● **REQUIREMENTS**:
Transcribe every line exactly and omit anything that is a picture.

========

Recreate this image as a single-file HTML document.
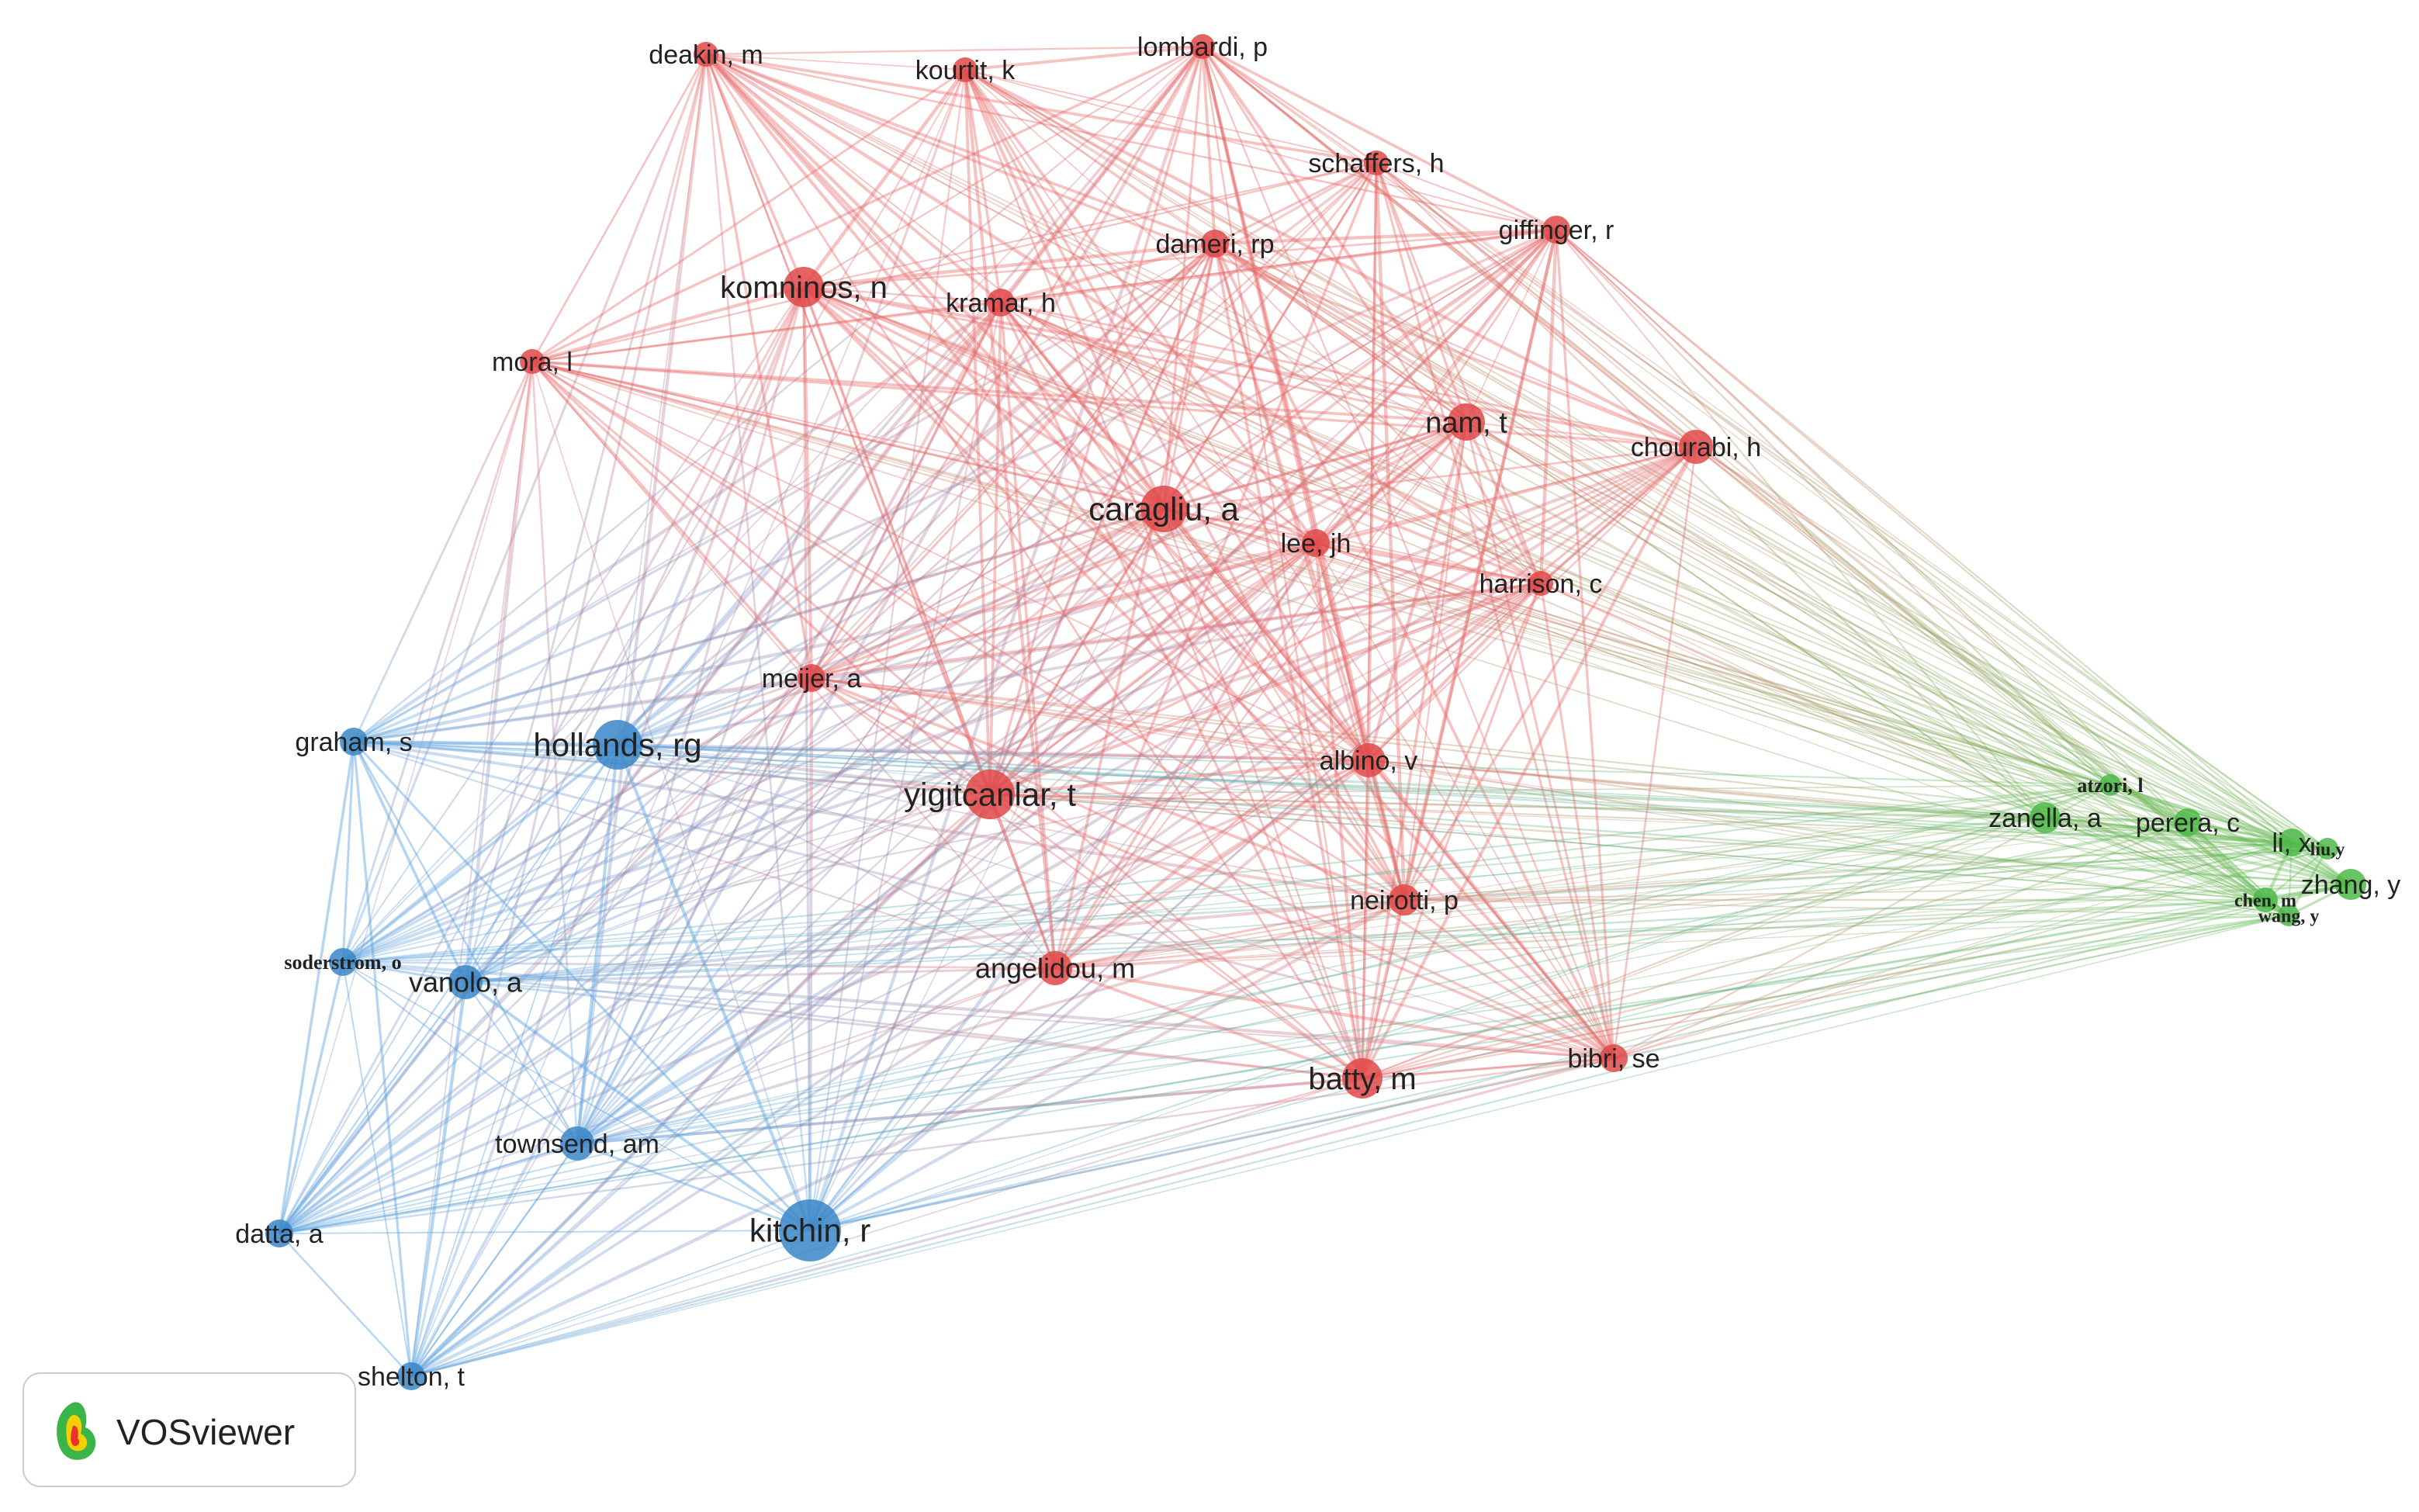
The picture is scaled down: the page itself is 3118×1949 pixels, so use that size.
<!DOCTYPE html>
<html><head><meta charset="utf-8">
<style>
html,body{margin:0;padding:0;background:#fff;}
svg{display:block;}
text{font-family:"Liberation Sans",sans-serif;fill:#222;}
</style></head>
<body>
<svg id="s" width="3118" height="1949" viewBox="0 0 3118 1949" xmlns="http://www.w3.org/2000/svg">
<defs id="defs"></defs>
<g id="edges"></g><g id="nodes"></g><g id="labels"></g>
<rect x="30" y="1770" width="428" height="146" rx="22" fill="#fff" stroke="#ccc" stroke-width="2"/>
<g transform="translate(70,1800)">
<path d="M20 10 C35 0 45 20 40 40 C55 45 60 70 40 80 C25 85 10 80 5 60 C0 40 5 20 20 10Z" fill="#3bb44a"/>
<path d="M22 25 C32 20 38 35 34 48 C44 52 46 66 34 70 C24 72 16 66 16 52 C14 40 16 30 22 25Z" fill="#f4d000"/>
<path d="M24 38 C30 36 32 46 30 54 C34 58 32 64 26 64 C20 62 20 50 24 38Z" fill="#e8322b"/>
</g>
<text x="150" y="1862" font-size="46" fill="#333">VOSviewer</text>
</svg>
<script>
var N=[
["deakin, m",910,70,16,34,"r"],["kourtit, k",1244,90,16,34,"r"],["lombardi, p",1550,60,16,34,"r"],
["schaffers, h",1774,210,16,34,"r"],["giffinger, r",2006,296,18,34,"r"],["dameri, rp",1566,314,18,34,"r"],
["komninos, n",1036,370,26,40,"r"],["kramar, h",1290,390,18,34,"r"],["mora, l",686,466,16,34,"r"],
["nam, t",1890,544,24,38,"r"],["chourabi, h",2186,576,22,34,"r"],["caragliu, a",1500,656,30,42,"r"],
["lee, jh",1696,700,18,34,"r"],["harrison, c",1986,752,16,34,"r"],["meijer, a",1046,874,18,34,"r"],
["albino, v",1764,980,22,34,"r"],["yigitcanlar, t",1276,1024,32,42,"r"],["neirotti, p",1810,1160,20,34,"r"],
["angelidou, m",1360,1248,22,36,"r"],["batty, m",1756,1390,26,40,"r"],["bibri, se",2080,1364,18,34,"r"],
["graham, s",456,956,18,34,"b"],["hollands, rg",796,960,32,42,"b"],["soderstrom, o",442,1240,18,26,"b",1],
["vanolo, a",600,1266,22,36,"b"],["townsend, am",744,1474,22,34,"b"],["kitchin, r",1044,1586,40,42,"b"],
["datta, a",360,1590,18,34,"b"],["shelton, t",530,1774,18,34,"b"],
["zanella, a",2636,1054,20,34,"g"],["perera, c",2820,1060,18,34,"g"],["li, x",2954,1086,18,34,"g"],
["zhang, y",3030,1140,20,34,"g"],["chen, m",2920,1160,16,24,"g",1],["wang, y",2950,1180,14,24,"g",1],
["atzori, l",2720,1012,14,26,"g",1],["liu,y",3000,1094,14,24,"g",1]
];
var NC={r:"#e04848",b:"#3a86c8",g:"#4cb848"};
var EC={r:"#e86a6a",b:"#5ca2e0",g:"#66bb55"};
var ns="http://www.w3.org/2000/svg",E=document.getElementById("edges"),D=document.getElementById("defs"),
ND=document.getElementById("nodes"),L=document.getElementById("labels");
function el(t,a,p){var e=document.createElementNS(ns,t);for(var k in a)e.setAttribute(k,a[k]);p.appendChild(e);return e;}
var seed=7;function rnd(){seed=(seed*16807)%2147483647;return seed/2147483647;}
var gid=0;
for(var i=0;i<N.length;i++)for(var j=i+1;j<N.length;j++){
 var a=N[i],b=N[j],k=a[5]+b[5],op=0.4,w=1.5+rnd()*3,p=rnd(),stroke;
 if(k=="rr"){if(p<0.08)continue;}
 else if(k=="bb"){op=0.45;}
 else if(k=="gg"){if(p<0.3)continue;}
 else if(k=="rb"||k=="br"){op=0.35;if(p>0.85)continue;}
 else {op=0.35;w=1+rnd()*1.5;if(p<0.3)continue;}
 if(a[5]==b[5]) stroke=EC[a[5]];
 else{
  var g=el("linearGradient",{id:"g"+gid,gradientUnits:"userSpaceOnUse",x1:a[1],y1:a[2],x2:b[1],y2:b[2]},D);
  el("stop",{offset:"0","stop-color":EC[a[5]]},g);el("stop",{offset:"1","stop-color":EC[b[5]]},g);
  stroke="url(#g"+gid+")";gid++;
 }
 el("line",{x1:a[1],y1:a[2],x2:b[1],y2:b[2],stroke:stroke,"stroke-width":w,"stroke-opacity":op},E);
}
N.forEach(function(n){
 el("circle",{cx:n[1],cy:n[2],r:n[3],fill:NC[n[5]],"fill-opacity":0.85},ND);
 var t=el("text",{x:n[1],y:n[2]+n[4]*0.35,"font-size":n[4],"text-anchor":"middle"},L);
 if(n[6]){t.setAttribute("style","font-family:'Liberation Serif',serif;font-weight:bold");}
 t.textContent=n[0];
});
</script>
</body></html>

========

● **EXERCISE RESULT**:
Recreate this image as a single-file HTML document.
The picture is scaled down: the page itself is 3118×1949 pixels, so use that size.
<!DOCTYPE html>
<html><head><meta charset="utf-8">
<style>
html,body{margin:0;padding:0;background:#fff;}
svg{display:block;}
text{font-family:"Liberation Sans",sans-serif;fill:#222;}
</style></head>
<body>
<svg id="s" width="3118" height="1949" viewBox="0 0 3118 1949" xmlns="http://www.w3.org/2000/svg">
<defs id="defs"></defs>
<g id="edges"></g><g id="nodes"></g><g id="labels"></g>
<rect x="30" y="1770" width="428" height="146" rx="22" fill="#fff" stroke="#ccc" stroke-width="2"/>
<g transform="translate(70,1800)">
<path d="M20 10 C35 0 45 20 40 40 C55 45 60 70 40 80 C25 85 10 80 5 60 C0 40 5 20 20 10Z" fill="#3bb44a"/>
<path d="M22 25 C32 20 38 35 34 48 C44 52 46 66 34 70 C24 72 16 66 16 52 C14 40 16 30 22 25Z" fill="#f4d000"/>
<path d="M24 38 C30 36 32 46 30 54 C34 58 32 64 26 64 C20 62 20 50 24 38Z" fill="#e8322b"/>
</g>
<text x="150" y="1862" font-size="46" fill="#333">VOSviewer</text>
</svg>
<script>
var N=[
["deakin, m",910,70,16,34,"r"],["kourtit, k",1244,90,16,34,"r"],["lombardi, p",1550,60,16,34,"r"],
["schaffers, h",1774,210,16,34,"r"],["giffinger, r",2006,296,18,34,"r"],["dameri, rp",1566,314,18,34,"r"],
["komninos, n",1036,370,26,40,"r"],["kramar, h",1290,390,18,34,"r"],["mora, l",686,466,16,34,"r"],
["nam, t",1890,544,24,38,"r"],["chourabi, h",2186,576,22,34,"r"],["caragliu, a",1500,656,30,42,"r"],
["lee, jh",1696,700,18,34,"r"],["harrison, c",1986,752,16,34,"r"],["meijer, a",1046,874,18,34,"r"],
["albino, v",1764,980,22,34,"r"],["yigitcanlar, t",1276,1024,32,42,"r"],["neirotti, p",1810,1160,20,34,"r"],
["angelidou, m",1360,1248,22,36,"r"],["batty, m",1756,1390,26,40,"r"],["bibri, se",2080,1364,18,34,"r"],
["graham, s",456,956,18,34,"b"],["hollands, rg",796,960,32,42,"b"],["soderstrom, o",442,1240,18,26,"b",1],
["vanolo, a",600,1266,22,36,"b"],["townsend, am",744,1474,22,34,"b"],["kitchin, r",1044,1586,40,42,"b"],
["datta, a",360,1590,18,34,"b"],["shelton, t",530,1774,18,34,"b"],
["zanella, a",2636,1054,20,34,"g"],["perera, c",2820,1060,18,34,"g"],["li, x",2954,1086,18,34,"g"],
["zhang, y",3030,1140,20,34,"g"],["chen, m",2920,1160,16,24,"g",1],["wang, y",2950,1180,14,24,"g",1],
["atzori, l",2720,1012,14,26,"g",1],["liu,y",3000,1094,14,24,"g",1]
];
var NC={r:"#e04848",b:"#3a86c8",g:"#4cb848"};
var EC={r:"#e86a6a",b:"#5ca2e0",g:"#66bb55"};
var ns="http://www.w3.org/2000/svg",E=document.getElementById("edges"),D=document.getElementById("defs"),
ND=document.getElementById("nodes"),L=document.getElementById("labels");
function el(t,a,p){var e=document.createElementNS(ns,t);for(var k in a)e.setAttribute(k,a[k]);p.appendChild(e);return e;}
var seed=7;function rnd(){seed=(seed*16807)%2147483647;return seed/2147483647;}
var gid=0;
for(var i=0;i<N.length;i++)for(var j=i+1;j<N.length;j++){
 var a=N[i],b=N[j],k=a[5]+b[5],op=0.4,w=1.5+rnd()*3,p=rnd(),stroke;
 if(k=="rr"){if(p<0.08)continue;}
 else if(k=="bb"){op=0.45;}
 else if(k=="gg"){if(p<0.3)continue;}
 else if(k=="rb"||k=="br"){op=0.35;if(p>0.85)continue;}
 else {op=0.35;w=1+rnd()*1.5;if(p<0.3)continue;}
 if(a[5]==b[5]) stroke=EC[a[5]];
 else{
  var g=el("linearGradient",{id:"g"+gid,gradientUnits:"userSpaceOnUse",x1:a[1],y1:a[2],x2:b[1],y2:b[2]},D);
  el("stop",{offset:"0","stop-color":EC[a[5]]},g);el("stop",{offset:"1","stop-color":EC[b[5]]},g);
  stroke="url(#g"+gid+")";gid++;
 }
 el("line",{x1:a[1],y1:a[2],x2:b[1],y2:b[2],stroke:stroke,"stroke-width":w,"stroke-opacity":op},E);
}
N.forEach(function(n){
 el("circle",{cx:n[1],cy:n[2],r:n[3],fill:NC[n[5]],"fill-opacity":0.85},ND);
 var t=el("text",{x:n[1],y:n[2]+n[4]*0.35,"font-size":n[4],"text-anchor":"middle"},L);
 if(n[6]){t.setAttribute("style","font-family:'Liberation Serif',serif;font-weight:bold");}
 t.textContent=n[0];
});
</script>
</body></html>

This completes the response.